Kehren wir zu unserem
Ausgangspunkt zurück, so sollte jetzt deutlich sein, dass sich
diese ganze Entwicklung nahezu ausschließlich auf der
bildnerischen und formalen Ebene vollzog in der schrittweisen
Ausbildung einer bildnerischen Vorstellung, die sich dann im
bildnerischen Tun eine Metrik erfand und zurechtlegte. Wenn dennoch
benennbare optische Erlebnisse an der Natur in diese metrischen
selbständigen Gebilde einzufließen schienen, so mag sich
dies aus der innigen Durchdringung der menschlichen Vorstellungskraft
mit den Tatsachen der Natur erklären, die, einmal aufgerufen,
auch die abgesunkenen Erinnerungen ins Anschauliche hebt. Doch
Ausgang oder Ziel waren diese nicht; sie kehrten auch ganz verwandelt
wieder zurück.
Greis ist keiner von
jenen stürmischen Geistern, die ihren Überschwang in alle
Winde werfen und in der Geschichte dionysische Spuren hinterlassen.
Er ist ein bedachtsam arbeitender Mann, der das ihm zugewiesene Thema
beharrlich zu erfüllen trachtet ohne Blick auf zeitgenössische
Präsenz, auf Ruhm und Genie. Sein Thema heißt: Die
Hemmungslosigkeit des Lichts in Form fassen und durch bildnerische
Metrik seine Strahlkraft so zu verlängern, dass sie bis in
unsere psychische Schicht herüberreicht, damit dann auch die
beunruhigende, riesige Atemlosigkeit des Himmels in uns rhythmischen
Atem gewinnt. Der schöne Titel Gindertaels >>Entre le ciel
et l´eau … la lumière<< kann sehr wohl als
Motto über diesen Bildern stehen bleiben. Warum sollten wir uns
nicht frei fühlen, in diesen Bildern den optischen und
dichterischen Erlebnissen des seefahrenden Malers nachzuspüren?

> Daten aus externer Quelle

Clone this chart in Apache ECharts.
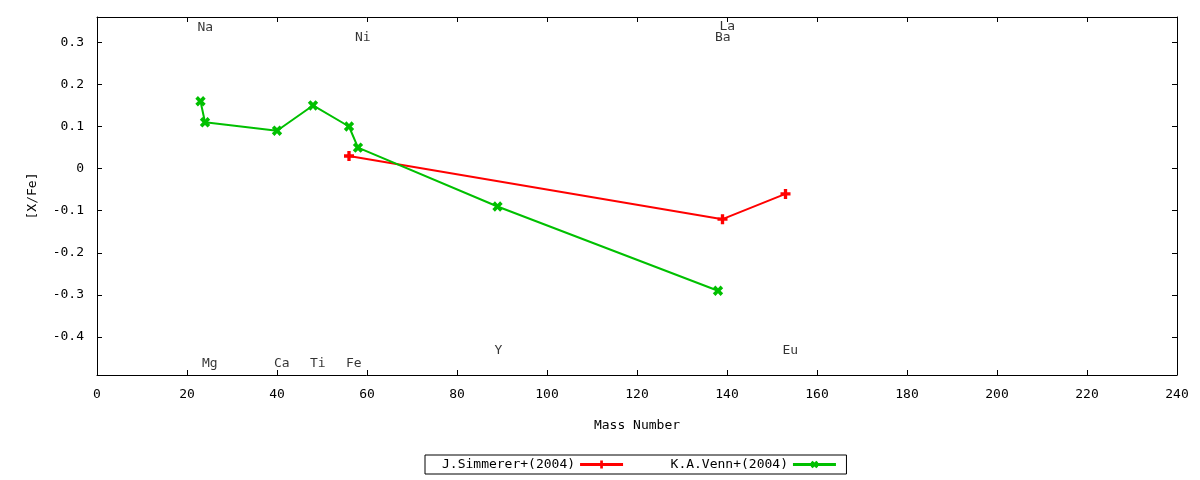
<!DOCTYPE html>
<html>
<head>
<meta charset="utf-8">
<script src="https://cdn.jsdelivr.net/npm/echarts@6/dist/echarts.min.js"></script>
<style>html,body{margin:0;padding:0;background:#fff}#c{width:1200px;height:480px}</style>
</head>
<body>
<div id="c"></div>
<script>
// Data
const simmererMass = [56, 139, 153];
const simmererVal = [0.03, -0.12, -0.06];
const vennMass = [23, 24, 40, 48, 56, 58, 89, 138];
const vennVal = [0.16, 0.11, 0.09, 0.15, 0.10, 0.05, -0.09, -0.29];
const elemNames = ['Na', 'Mg', 'Ca', 'Ti', 'Fe', 'Ni', 'Y', 'Ba', 'La', 'Eu'];
const elemMass = [23, 24, 40, 48, 56, 58, 89, 138, 139, 153];
const elemLabelY = [0.335, -0.463, -0.463, -0.463, -0.463, 0.312, -0.431, 0.312, 0.336, -0.431];
const xTicks = [0, 20, 40, 60, 80, 100, 120, 140, 160, 180, 200, 220, 240];
const yTicks = [-0.4, -0.3, -0.2, -0.1, 0, 0.1, 0.2, 0.3];

const FONT = 'DejaVu Sans Mono';
const plusPath = 'path://M-1,-3L1,-3L1,-1L3,-1L3,1L1,1L1,3L-1,3L-1,1L-3,1L-3,-1L-1,-1Z';

const chart = echarts.init(document.getElementById('c'));
const fmtY = v => (Math.abs(v) < 1e-9 ? '0' : (Math.round(v * 10) / 10).toFixed(1));
const tickInside = { show: true, inside: true, length: 5, lineStyle: { color: '#000', width: 1 } };

chart.setOption({
  animation: false,
  backgroundColor: '#fff',
  textStyle: { fontFamily: FONT },
  grid: { left: 97, right: 23, top: 17, bottom: 105 },
  legend: {
    data: ['J.Simmerer+(2004)', 'K.A.Venn+(2004)'],
    left: 425, top: 455,
    align: 'right',
    itemWidth: 43, itemHeight: 10,
    itemGap: 46,
    padding: [3, 9, 3, 17],
    borderColor: '#000', borderWidth: 1, borderRadius: 0,
    lineStyle: { width: 3 },
    textStyle: { fontFamily: FONT, fontSize: 13, color: '#000' }
  },
  xAxis: [{
    type: 'value', min: 0, max: 240, interval: 20,
    name: 'Mass Number', nameLocation: 'middle', nameGap: 44,
    nameTextStyle: { fontFamily: FONT, fontSize: 13, color: '#000' },
    axisLine: { show: true, onZero: false, lineStyle: { color: '#000', width: 1 } },
    axisTick: tickInside,
    axisLabel: { fontFamily: FONT, fontSize: 13, color: '#000', margin: 13 },
    splitLine: { show: false }
  }, {
    type: 'value', min: 0, max: 240, interval: 20, position: 'top',
    axisLine: { show: true, onZero: false, lineStyle: { color: '#000', width: 1 } },
    axisTick: tickInside, axisLabel: { show: false }, splitLine: { show: false }
  }],
  yAxis: [{
    type: 'value', min: -0.49, max: 0.36,
    name: '[X/Fe]', nameLocation: 'middle', nameGap: 58, nameRotate: 90,
    nameTextStyle: { fontFamily: FONT, fontSize: 13, color: '#000' },
    axisLine: { show: true, onZero: false, lineStyle: { color: '#000', width: 1 } },
    axisTick: Object.assign({ customValues: yTicks }, tickInside),
    axisLabel: { customValues: yTicks, formatter: fmtY, fontFamily: FONT, fontSize: 13, color: '#000', margin: 13 },
    splitLine: { show: false }
  }, {
    type: 'value', min: -0.49, max: 0.36, position: 'right',
    axisLine: { show: true, onZero: false, lineStyle: { color: '#000', width: 1 } },
    axisTick: Object.assign({ customValues: yTicks }, tickInside),
    axisLabel: { show: false, customValues: yTicks }, splitLine: { show: false }
  }],
  series: [{
    name: 'J.Simmerer+(2004)', type: 'line',
    data: simmererMass.map((m, i) => [m, simmererVal[i]]),
    symbol: plusPath, symbolSize: 10, showAllSymbol: true,
    lineStyle: { color: '#ff0000', width: 2 },
    itemStyle: { color: '#ff0000' },
    color: '#ff0000'
  }, {
    name: 'K.A.Venn+(2004)', type: 'line',
    data: vennMass.map((m, i) => [m, vennVal[i]]),
    symbol: plusPath, symbolSize: 11, symbolRotate: 45, showAllSymbol: true,
    lineStyle: { color: '#00c000', width: 2 },
    itemStyle: { color: '#00c000' },
    color: '#00c000'
  }, {
    name: 'labels', type: 'scatter', silent: true, clip: false,
    symbolSize: 0,
    data: elemNames.map((n, i) => ({ value: [elemMass[i], elemLabelY[i]], name: n })),
    label: {
      show: true, position: 'right', distance: 0, offset: [-3, 0],
      formatter: p => p.name,
      fontFamily: FONT, fontSize: 13, color: '#000'
    }
  }]
});
</script>
</body>
</html>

– Auch wenn es nur darum ginge, durch die schweigsame Hermetik
dieser Bilder hindurch eine nähere Vertraulichkeit zu ihnen zu
gewinnen.
Zitiert
nach: Ausstellungskatalog: Otto Greis – Die Feier des Lichts,
Kunsthalle Bremen/Staatliche Kunstsammlungen Kassel 1978, o. Pag.